Here we can see a copy of the original perfect horse Lungta now unnaturally modified for war, living out life under harsh weather conditions and dependent on humans who no longer need them. It seems hopeless, yet to experience a moment of communication with this beautiful but strangely abandoned creature is to understand hope, for their very existence is benevolence, none of it calculated, merely a natural impulse to go on living. In the epic "Paradise Lost", John Milton says "The World was all before them, where to choose; Their place of rest, and Providence their guide: ". The appearance of these earth bound horses that accept all in providence though stranded in the desolate Far East without reason, are but a soft echo of the Appearance of Adam and Eve, who after leaving paradise found hope just East of Eden.

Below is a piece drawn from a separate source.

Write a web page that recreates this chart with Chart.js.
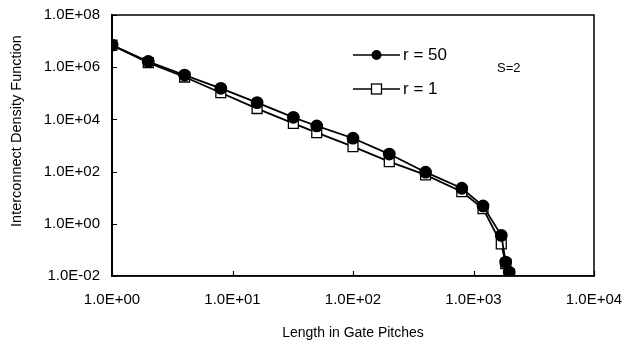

It is said horses can read the human heart. In this simple relationship we find the basis for a powerful meditation. If a person synchronizes with the horses pure reflection, and begins exploring the eternal prayer, a moment appears when one is liberated from subjectivity and so the self may harmonize with nature. If somewhere greater than Eden could exist in this world perhaps you could find it in such a moment.
Takeo Yamada
2010 Tokyo
i. エデンの東
ルンタとは、チベット語で「風の馬」。風に乗って祈りが広がるよう祈祷旗に願いを込めて描かれた馬のことである。北海道の根室半島に生息する馬のルーツを探っていると、彼らが日清・日露戦争時代に、国策によって北海道の在来馬と大型馬のペルシュロンなどを掛け合わせ、最強の軍馬育成を目指して改良された馬たちの末裔だという事実
に辿り着いた。終戦により不要となった彼らは農耕馬となり、その後農作業の機械化により食肉用として利用されるに至ったが、彼らの需要があまりなくなったこともあり、現在は挽馬(ばんば)として北海道競馬で見られる馬のほか、根室半島付近に半ば野生化して放置された彼らの姿を残すのみとなっているという。
この作品の中での馬のイメージは、人間に利用され作られた非自然の存在でありながら、極限の自然環境で生きることを強いられながらも人間に安らぎを与えうる純粋な慈悲の存在である。旧約聖書において禁じられていた善悪の知識の木の実を食べてしまったことから、命の木の実をも食べることをおそれた神によって、楽園からエデンの東へ、つまり現世に追放されてしまったと解釈されているアダムとイブについて、イギリスの詩人ジョン・ミルトンは叙事詩「失楽園」のなかで、「安住の地を求め選ぶべき世界が、今や彼らの眼前に広々と横たわっていた。そして、摂理が彼らの導き手であった」と詠んでいる。荒涼とした極東に追いやられながらも、摂理を受け入れて穏やかに暮らす彼らの姿は、幸福な住処の地であった楽園を離れ、エデンの東に自らの希望を見いだして生きるアダムとイブの姿と重なる。
馬は人間の心を読むという。そこにはある種の精神的媒介としての素養が見受けられる。馬と人間との悠久の交感に思いを巡らせながら、馬が内包する安らぎと純粋さに身を委ねる時、そこには主体性から解放され、自意識が自然と融和していく時間が表れるはずである。私たちが理想に描くエデンの園よりもさらに幸福な場所が見つかるとしたら、
そのような時間から生まれるのかも知れない。